[Stored data entries]

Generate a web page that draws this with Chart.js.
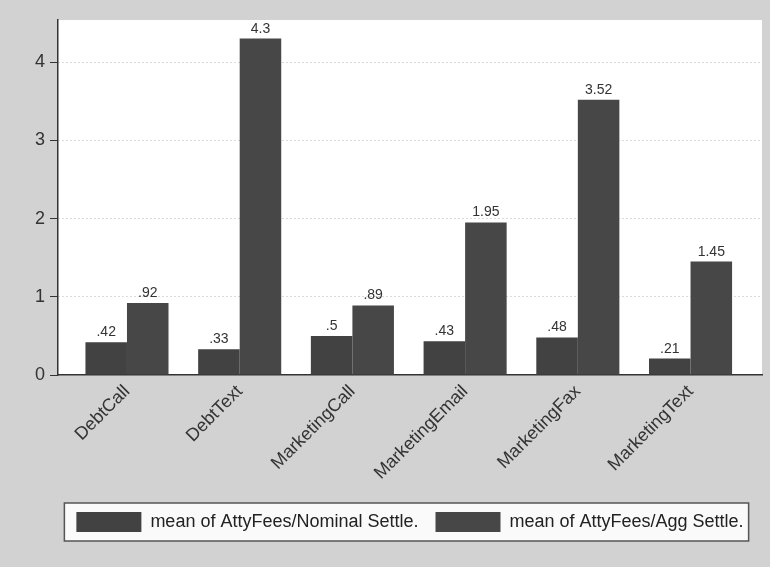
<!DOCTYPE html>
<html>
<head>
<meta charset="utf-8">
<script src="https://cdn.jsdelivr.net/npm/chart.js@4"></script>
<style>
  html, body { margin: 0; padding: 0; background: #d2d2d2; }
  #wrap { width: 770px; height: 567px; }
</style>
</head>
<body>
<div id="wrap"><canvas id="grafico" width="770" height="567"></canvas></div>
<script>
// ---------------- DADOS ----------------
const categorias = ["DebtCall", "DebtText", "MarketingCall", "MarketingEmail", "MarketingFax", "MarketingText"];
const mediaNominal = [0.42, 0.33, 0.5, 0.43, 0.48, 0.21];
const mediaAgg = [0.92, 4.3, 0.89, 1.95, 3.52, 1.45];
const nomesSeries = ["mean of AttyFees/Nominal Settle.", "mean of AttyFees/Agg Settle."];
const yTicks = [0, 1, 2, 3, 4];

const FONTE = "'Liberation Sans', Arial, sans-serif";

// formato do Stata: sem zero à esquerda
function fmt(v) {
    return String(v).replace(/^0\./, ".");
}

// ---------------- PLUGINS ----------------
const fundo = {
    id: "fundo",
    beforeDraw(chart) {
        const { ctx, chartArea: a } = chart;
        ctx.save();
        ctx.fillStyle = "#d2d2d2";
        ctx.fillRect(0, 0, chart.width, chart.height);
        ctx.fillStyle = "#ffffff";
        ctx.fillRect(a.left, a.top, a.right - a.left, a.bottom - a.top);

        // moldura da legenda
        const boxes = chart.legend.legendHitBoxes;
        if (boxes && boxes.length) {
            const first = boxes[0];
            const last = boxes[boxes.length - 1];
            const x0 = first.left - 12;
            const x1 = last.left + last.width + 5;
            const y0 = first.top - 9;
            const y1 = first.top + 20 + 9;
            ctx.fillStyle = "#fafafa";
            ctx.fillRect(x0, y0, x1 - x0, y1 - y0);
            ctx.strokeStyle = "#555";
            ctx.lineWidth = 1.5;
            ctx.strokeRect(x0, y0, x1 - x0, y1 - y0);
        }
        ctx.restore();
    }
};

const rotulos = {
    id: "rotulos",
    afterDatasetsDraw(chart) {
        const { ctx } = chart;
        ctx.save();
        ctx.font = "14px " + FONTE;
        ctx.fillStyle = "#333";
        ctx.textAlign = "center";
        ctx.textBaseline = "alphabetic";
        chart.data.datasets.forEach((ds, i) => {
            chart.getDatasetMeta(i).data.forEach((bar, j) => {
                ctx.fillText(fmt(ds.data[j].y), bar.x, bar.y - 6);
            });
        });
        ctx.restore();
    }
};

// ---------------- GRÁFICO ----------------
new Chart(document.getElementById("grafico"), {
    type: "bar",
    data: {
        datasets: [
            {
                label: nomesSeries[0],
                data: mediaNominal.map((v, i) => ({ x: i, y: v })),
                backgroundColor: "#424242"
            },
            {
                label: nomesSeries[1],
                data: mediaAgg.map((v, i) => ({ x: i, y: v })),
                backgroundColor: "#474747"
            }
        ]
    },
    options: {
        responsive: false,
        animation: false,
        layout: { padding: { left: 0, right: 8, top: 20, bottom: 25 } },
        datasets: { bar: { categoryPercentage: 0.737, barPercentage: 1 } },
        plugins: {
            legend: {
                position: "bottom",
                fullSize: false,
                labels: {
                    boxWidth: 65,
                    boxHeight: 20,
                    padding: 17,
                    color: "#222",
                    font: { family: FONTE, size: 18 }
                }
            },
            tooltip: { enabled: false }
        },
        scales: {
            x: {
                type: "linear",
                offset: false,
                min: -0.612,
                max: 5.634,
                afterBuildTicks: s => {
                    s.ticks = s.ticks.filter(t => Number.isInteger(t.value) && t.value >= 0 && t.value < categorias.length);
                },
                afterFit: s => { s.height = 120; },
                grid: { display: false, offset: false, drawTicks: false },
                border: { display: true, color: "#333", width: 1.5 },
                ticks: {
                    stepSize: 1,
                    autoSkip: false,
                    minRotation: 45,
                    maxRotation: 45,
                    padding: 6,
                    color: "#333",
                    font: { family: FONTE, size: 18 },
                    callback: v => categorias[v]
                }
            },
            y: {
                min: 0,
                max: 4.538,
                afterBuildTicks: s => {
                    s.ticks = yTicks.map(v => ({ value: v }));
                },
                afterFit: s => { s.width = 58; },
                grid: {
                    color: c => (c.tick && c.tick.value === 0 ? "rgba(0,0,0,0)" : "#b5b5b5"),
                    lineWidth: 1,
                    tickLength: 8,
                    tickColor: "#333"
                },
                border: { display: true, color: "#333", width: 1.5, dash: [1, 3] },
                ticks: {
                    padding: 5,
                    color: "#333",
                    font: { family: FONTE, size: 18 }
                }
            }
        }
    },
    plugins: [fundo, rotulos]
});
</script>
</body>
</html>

* * *

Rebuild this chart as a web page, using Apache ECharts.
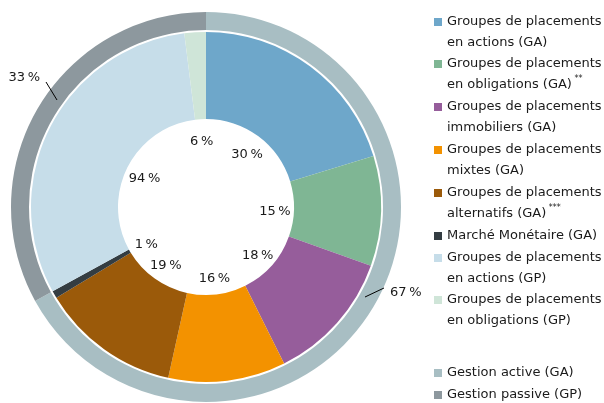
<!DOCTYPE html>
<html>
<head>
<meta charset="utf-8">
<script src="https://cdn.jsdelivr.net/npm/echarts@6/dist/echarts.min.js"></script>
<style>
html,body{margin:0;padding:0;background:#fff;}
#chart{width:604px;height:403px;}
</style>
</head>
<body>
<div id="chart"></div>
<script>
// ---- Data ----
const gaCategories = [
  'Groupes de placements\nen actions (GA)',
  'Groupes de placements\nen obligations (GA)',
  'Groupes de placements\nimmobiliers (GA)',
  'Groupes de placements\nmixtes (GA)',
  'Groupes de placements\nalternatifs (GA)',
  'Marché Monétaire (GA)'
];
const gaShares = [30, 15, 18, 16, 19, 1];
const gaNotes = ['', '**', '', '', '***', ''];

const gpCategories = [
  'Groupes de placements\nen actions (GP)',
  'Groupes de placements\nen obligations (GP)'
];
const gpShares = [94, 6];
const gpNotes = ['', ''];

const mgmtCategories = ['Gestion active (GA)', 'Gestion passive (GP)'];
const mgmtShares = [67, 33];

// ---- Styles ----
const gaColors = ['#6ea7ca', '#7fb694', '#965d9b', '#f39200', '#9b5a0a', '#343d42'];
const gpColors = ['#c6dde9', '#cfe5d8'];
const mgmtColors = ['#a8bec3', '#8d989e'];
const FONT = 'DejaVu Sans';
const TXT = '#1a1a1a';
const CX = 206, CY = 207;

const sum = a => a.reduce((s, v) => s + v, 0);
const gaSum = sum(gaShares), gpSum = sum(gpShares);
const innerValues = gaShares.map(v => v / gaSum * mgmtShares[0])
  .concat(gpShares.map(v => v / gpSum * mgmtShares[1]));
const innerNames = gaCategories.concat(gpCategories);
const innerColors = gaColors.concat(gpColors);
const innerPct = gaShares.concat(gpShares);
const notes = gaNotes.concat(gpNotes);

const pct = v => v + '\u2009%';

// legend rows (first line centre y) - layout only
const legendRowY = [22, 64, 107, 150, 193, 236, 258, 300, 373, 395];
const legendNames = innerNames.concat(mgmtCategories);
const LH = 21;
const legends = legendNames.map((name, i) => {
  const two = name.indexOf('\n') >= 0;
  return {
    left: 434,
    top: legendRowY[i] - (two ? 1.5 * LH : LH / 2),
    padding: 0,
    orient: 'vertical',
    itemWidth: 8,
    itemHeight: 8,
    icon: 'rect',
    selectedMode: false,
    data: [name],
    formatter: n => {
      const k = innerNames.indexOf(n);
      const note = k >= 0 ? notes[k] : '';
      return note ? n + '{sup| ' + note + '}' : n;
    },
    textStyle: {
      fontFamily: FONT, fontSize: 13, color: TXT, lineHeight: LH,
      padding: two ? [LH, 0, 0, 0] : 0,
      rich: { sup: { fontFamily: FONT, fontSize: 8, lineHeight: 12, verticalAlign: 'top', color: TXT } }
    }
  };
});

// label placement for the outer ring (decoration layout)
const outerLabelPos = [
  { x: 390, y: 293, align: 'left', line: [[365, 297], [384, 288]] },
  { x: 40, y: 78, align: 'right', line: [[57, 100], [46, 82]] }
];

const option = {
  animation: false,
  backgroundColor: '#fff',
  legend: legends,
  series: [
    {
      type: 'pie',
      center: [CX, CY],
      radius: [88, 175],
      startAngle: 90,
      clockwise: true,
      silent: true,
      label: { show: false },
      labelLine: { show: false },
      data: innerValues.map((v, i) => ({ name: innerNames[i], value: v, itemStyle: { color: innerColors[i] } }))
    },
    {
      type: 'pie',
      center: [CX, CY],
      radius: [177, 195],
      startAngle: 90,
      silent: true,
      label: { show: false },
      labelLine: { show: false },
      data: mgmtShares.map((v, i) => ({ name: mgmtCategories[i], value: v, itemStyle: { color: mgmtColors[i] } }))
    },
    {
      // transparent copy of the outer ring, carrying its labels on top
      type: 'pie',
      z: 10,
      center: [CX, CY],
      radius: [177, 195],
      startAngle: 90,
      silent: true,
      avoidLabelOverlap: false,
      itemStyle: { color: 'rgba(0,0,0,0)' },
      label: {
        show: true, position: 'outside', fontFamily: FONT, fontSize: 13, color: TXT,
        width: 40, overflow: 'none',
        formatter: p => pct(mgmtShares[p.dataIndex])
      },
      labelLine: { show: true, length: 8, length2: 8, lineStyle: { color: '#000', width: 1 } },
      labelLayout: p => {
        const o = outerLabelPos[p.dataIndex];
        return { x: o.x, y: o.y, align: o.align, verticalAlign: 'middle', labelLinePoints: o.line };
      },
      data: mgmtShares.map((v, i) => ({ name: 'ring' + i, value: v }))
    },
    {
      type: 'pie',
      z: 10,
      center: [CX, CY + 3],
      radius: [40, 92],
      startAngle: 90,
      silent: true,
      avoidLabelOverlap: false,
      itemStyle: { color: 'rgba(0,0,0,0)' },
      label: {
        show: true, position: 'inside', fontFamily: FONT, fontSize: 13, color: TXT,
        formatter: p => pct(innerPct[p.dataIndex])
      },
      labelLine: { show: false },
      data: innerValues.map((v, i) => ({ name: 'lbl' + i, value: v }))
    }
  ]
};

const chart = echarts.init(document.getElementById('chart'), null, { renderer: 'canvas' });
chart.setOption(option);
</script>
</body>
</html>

* **YOUR INSTRUCTIONS**
Show the lines that mention the word "page".

* **RESULT OF THIS EXERCISE**
Generate a web page that draws this with Chart.js.
Rebuild this chart as a web page, using Apache ECharts.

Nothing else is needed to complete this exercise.